» Stated exercise
Write the listing below out again exactly, dropping the images.

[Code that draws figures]
=====

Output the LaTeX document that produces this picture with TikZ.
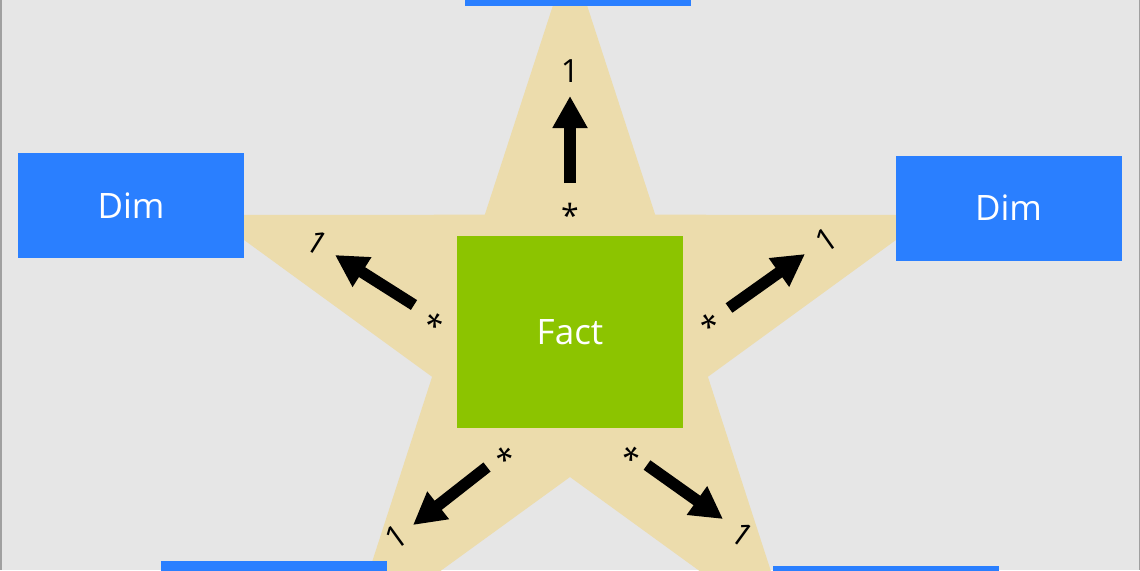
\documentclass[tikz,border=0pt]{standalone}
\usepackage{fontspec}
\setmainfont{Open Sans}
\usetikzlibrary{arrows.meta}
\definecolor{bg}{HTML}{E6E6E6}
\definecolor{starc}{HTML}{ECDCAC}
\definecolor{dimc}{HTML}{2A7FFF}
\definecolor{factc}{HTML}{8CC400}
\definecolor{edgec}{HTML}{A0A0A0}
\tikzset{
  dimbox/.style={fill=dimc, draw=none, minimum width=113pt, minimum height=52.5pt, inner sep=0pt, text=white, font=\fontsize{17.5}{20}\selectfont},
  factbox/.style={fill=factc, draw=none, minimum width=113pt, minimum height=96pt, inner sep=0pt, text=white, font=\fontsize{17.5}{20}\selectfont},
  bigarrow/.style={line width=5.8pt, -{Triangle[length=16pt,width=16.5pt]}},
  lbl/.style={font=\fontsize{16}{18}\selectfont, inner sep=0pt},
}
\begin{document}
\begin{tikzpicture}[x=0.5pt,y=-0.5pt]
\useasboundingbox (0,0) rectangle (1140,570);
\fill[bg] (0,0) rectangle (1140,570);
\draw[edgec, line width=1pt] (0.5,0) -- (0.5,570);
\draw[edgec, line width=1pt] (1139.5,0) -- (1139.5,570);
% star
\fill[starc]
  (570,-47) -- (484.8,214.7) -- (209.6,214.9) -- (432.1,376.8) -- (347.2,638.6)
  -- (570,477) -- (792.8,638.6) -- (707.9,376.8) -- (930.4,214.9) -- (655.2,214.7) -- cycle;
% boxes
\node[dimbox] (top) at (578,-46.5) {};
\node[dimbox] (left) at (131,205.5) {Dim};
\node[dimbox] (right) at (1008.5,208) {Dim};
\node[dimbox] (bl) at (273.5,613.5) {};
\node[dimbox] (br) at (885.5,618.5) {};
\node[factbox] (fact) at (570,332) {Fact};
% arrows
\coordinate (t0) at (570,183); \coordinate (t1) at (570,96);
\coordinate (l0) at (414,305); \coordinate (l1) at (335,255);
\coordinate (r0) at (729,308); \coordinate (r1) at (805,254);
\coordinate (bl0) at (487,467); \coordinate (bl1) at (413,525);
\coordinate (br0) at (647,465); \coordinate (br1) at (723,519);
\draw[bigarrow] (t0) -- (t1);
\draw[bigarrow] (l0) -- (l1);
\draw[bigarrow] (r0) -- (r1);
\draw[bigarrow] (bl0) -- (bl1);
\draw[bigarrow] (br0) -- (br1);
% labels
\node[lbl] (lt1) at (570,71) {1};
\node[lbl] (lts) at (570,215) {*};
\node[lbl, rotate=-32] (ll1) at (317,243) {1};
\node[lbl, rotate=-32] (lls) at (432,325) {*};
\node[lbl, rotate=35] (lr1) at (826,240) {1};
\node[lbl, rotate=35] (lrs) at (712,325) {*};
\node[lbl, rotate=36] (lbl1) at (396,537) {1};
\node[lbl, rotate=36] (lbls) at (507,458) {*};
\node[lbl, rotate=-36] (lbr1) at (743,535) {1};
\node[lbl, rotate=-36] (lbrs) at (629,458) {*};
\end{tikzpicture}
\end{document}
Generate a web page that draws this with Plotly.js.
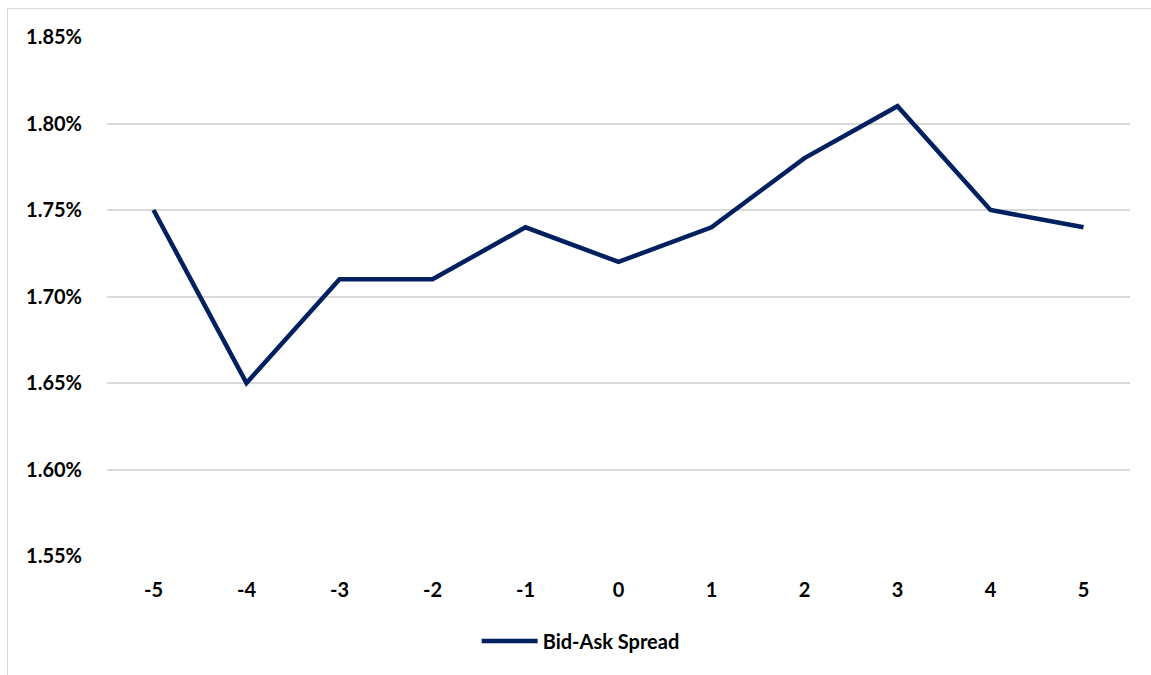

=====

» Task solution
Output the LaTeX document that produces this picture with TikZ.
\documentclass[tikz,border=0pt]{standalone}
\usepackage{fontspec}
\setmainfont{Open Sans}
\usetikzlibrary{arrows.meta}
\definecolor{bg}{HTML}{E6E6E6}
\definecolor{starc}{HTML}{ECDCAC}
\definecolor{dimc}{HTML}{2A7FFF}
\definecolor{factc}{HTML}{8CC400}
\definecolor{edgec}{HTML}{A0A0A0}
\tikzset{
  dimbox/.style={fill=dimc, draw=none, minimum width=113pt, minimum height=52.5pt, inner sep=0pt, text=white, font=\fontsize{17.5}{20}\selectfont},
  factbox/.style={fill=factc, draw=none, minimum width=113pt, minimum height=96pt, inner sep=0pt, text=white, font=\fontsize{17.5}{20}\selectfont},
  bigarrow/.style={line width=5.8pt, -{Triangle[length=16pt,width=16.5pt]}},
  lbl/.style={font=\fontsize{16}{18}\selectfont, inner sep=0pt},
}
\begin{document}
\begin{tikzpicture}[x=0.5pt,y=-0.5pt]
\useasboundingbox (0,0) rectangle (1140,570);
\fill[bg] (0,0) rectangle (1140,570);
\draw[edgec, line width=1pt] (0.5,0) -- (0.5,570);
\draw[edgec, line width=1pt] (1139.5,0) -- (1139.5,570);
% star
\fill[starc]
  (570,-47) -- (484.8,214.7) -- (209.6,214.9) -- (432.1,376.8) -- (347.2,638.6)
  -- (570,477) -- (792.8,638.6) -- (707.9,376.8) -- (930.4,214.9) -- (655.2,214.7) -- cycle;
% boxes
\node[dimbox] (top) at (578,-46.5) {};
\node[dimbox] (left) at (131,205.5) {Dim};
\node[dimbox] (right) at (1008.5,208) {Dim};
\node[dimbox] (bl) at (273.5,613.5) {};
\node[dimbox] (br) at (885.5,618.5) {};
\node[factbox] (fact) at (570,332) {Fact};
% arrows
\coordinate (t0) at (570,183); \coordinate (t1) at (570,96);
\coordinate (l0) at (414,305); \coordinate (l1) at (335,255);
\coordinate (r0) at (729,308); \coordinate (r1) at (805,254);
\coordinate (bl0) at (487,467); \coordinate (bl1) at (413,525);
\coordinate (br0) at (647,465); \coordinate (br1) at (723,519);
\draw[bigarrow] (t0) -- (t1);
\draw[bigarrow] (l0) -- (l1);
\draw[bigarrow] (r0) -- (r1);
\draw[bigarrow] (bl0) -- (bl1);
\draw[bigarrow] (br0) -- (br1);
% labels
\node[lbl] (lt1) at (570,71) {1};
\node[lbl] (lts) at (570,215) {*};
\node[lbl, rotate=-32] (ll1) at (317,243) {1};
\node[lbl, rotate=-32] (lls) at (432,325) {*};
\node[lbl, rotate=35] (lr1) at (826,240) {1};
\node[lbl, rotate=35] (lrs) at (712,325) {*};
\node[lbl, rotate=36] (lbl1) at (396,537) {1};
\node[lbl, rotate=36] (lbls) at (507,458) {*};
\node[lbl, rotate=-36] (lbr1) at (743,535) {1};
\node[lbl, rotate=-36] (lbrs) at (629,458) {*};
\end{tikzpicture}
\end{document}
Generate a web page that draws this with Plotly.js.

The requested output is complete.